__Problem description__:
Go through the material and tally the lines containing the string "this". Give the total alone.

__Dataset rows__:
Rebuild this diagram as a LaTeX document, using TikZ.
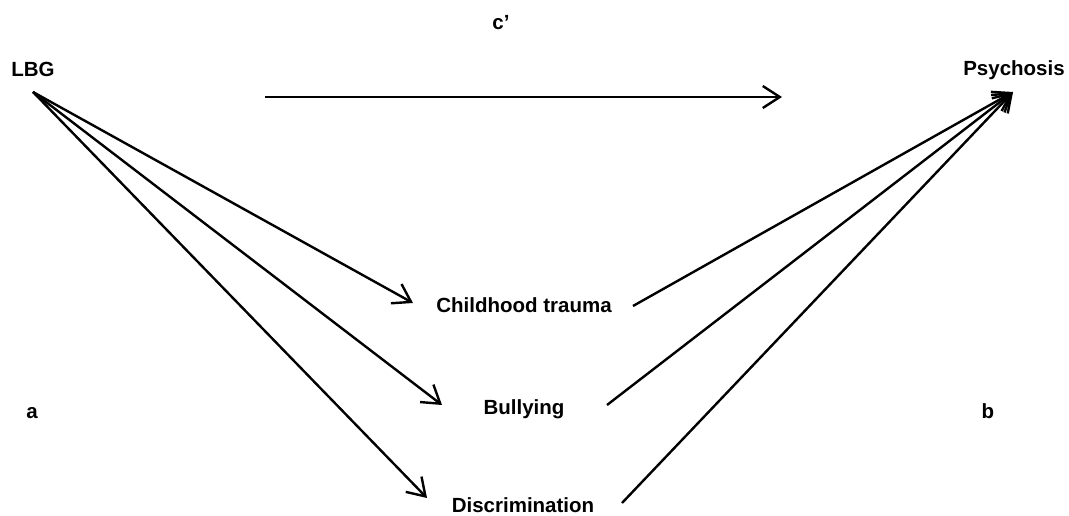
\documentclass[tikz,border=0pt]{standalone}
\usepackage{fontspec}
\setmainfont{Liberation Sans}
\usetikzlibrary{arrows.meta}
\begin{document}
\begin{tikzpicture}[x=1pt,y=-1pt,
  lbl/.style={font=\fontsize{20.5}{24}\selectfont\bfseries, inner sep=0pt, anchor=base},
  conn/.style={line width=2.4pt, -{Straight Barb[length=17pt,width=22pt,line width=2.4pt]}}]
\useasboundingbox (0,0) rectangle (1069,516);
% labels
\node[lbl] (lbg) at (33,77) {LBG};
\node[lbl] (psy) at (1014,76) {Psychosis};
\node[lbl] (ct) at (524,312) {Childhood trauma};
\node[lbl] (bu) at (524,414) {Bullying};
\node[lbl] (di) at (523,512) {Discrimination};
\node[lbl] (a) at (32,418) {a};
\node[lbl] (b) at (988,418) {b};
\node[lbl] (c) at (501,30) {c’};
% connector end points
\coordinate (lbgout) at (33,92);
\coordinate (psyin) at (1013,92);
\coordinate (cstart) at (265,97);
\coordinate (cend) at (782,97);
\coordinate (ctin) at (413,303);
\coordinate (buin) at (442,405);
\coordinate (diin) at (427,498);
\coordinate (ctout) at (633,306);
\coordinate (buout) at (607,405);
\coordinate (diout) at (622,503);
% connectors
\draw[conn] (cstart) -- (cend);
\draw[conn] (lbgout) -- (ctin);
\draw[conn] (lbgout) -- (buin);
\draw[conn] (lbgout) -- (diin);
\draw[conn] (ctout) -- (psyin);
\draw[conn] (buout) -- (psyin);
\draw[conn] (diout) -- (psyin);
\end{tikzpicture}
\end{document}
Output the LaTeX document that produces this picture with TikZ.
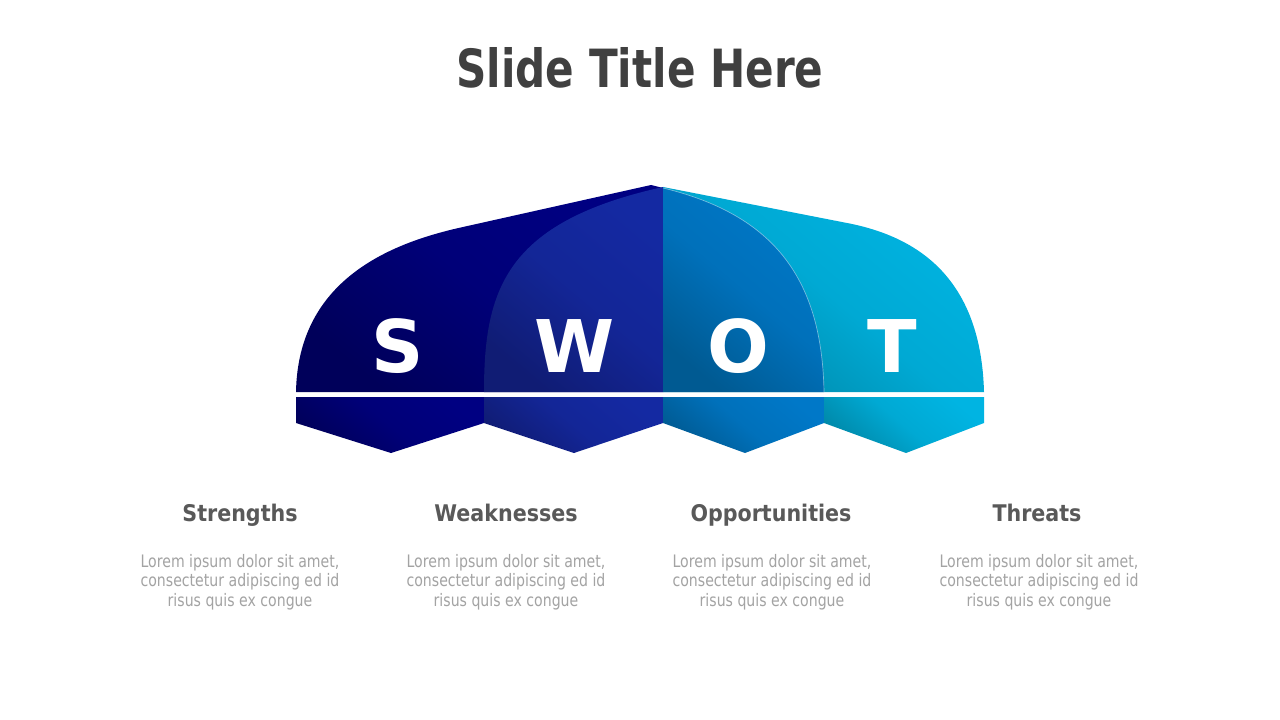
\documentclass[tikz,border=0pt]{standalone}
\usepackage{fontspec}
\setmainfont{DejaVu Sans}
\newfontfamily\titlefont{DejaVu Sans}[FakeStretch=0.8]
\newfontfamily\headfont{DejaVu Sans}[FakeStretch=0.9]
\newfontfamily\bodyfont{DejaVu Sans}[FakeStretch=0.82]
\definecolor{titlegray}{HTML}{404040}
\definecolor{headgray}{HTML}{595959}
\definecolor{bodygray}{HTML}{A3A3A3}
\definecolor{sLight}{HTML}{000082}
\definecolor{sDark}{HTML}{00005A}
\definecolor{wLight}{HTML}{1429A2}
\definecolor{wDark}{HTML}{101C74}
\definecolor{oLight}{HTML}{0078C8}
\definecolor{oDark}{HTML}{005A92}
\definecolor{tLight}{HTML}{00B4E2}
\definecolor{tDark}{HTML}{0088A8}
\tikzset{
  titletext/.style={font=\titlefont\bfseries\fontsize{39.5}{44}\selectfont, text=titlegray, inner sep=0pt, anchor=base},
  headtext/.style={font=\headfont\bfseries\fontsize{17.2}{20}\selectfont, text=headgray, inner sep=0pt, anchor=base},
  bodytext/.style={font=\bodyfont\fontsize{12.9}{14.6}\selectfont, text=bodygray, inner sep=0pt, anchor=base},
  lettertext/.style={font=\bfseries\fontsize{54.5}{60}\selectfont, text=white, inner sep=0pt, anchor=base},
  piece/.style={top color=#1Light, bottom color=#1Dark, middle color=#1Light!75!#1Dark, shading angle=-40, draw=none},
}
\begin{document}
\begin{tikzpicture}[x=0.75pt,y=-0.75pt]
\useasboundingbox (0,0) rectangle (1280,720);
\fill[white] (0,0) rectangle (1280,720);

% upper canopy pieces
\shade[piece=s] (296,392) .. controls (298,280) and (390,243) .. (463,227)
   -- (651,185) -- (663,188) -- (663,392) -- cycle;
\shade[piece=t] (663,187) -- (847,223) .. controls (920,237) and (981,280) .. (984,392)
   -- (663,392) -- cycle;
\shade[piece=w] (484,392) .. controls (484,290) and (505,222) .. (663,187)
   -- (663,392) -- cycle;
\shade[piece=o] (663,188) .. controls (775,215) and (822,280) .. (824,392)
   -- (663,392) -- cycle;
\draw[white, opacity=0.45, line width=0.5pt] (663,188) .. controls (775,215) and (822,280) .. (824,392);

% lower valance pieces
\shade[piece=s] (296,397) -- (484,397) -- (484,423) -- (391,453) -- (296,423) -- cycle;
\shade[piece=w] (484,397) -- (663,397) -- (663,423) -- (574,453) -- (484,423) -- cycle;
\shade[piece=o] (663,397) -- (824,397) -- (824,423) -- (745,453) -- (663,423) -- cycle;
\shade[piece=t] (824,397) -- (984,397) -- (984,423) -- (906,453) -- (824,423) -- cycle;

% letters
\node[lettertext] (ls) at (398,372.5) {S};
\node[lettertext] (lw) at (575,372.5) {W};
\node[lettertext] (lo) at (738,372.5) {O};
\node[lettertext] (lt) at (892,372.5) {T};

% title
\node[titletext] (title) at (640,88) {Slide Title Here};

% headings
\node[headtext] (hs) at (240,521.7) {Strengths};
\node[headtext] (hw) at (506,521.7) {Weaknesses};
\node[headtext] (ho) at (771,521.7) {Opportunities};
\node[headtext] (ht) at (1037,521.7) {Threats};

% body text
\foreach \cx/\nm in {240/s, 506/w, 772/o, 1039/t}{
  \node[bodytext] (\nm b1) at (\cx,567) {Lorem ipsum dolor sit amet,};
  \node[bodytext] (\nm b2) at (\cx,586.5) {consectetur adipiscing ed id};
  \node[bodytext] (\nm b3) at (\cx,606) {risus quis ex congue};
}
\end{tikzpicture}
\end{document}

__The answer__:
2